The heart regenerates poorly in mammals; functional tissue is replaced by scar tissue following injury, such as a the damaged caused in a heart attack. Researchers have recently found that type V collagen is an important determinant of the extent of this scarring, which varies considerably from individual to individual. Greater scarring leads to worse heart muscle function and a poor prognosis for the patient.

Genetic engineering of animals to remove the capacity to generate this type V collagen increases scar size following the induction of a heart attack. Researchers here show that this results because differences in the mechanical properties of scar tissue lacking type V collagen cause greater efforts on the part of cells to try to reinforce and expand the scar. This discovery may or may not point the way towards strategies to minimize scar formation in heart tissue; that remains to be seen.


Following acute myocardial infarction (MI), dead cardiac muscle is replaced by scar tissue. Clinical studies demonstrate that scar size in patients with prior MI is an independent predictor of mortality and outcomes, even when normalized with respect to cardiac function. Despite the immense pathophysiologic importance of scar burden, little is known about factors that regulate scar size after ischemic cardiac injury.

To identify factors determining scar size after MI, we subjected animals to ischemic cardiac injury and performed transcriptional profiling of heart scars isolated from 3 days to 6 weeks post injury. We observed that scars rapidly attained transcriptional maturity, and there were minimal transcriptional changes in the maturing scar tissue beyond 2 weeks of injury. We thus hypothesized that genes that regulate scar size are likely to be differentially expressed early after ischemic injury. Collagens were one of the most highly differentially upregulated genes in the injured heart early after ischemic cardiac injury.

In this report, we demonstrate that collagen V (Col V), a fibrillar collagen that is minimally expressed in the uninjured heart and a minor component of scar tissue, limits scar size after ischemic cardiac injury. Animals lacking Col V in scar tissue exhibit a significant and paradoxical increase in scar size after ischemic injury. In the absence of Col V, scars exhibit altered mechanical properties that drive integrin-dependent mechanosensitive feedback on fibroblasts, augmenting fibroblast activation, extracellular matrix (ECM) secretion, and increase in scar size.

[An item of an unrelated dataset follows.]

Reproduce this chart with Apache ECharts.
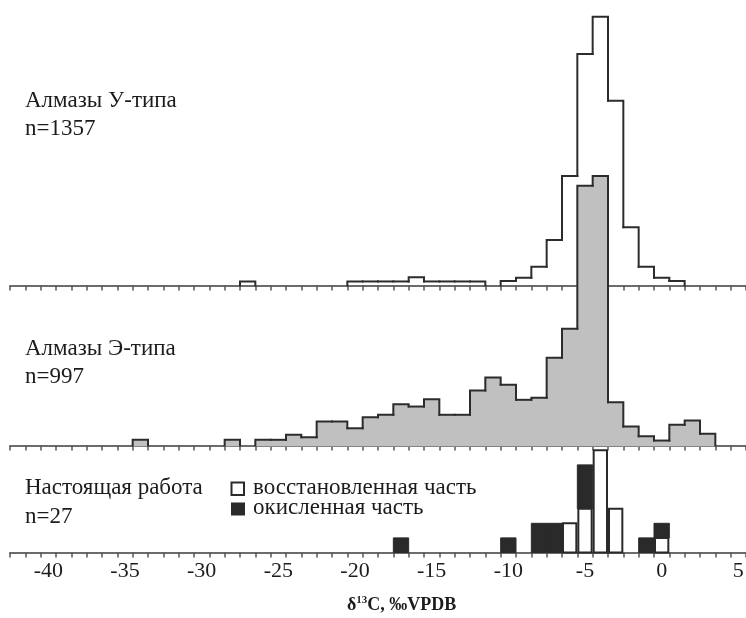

A systems genetics approach across 100 in-bred strains of mice demonstrated that collagen V is a critical driver of postinjury heart function. We show that collagen V deficiency alters the mechanical properties of scar tissue, and altered reciprocal feedback between matrix and cells induces expression of mechanosensitive integrins that drive fibroblast activation and increase scar size. Cilengitide, an inhibitor of specific integrins, rescues the phenotype of increased post-injury scarring in collagen-V-deficient mice. These observations demonstrate that collagen V regulates scar size in an integrin-dependent manner.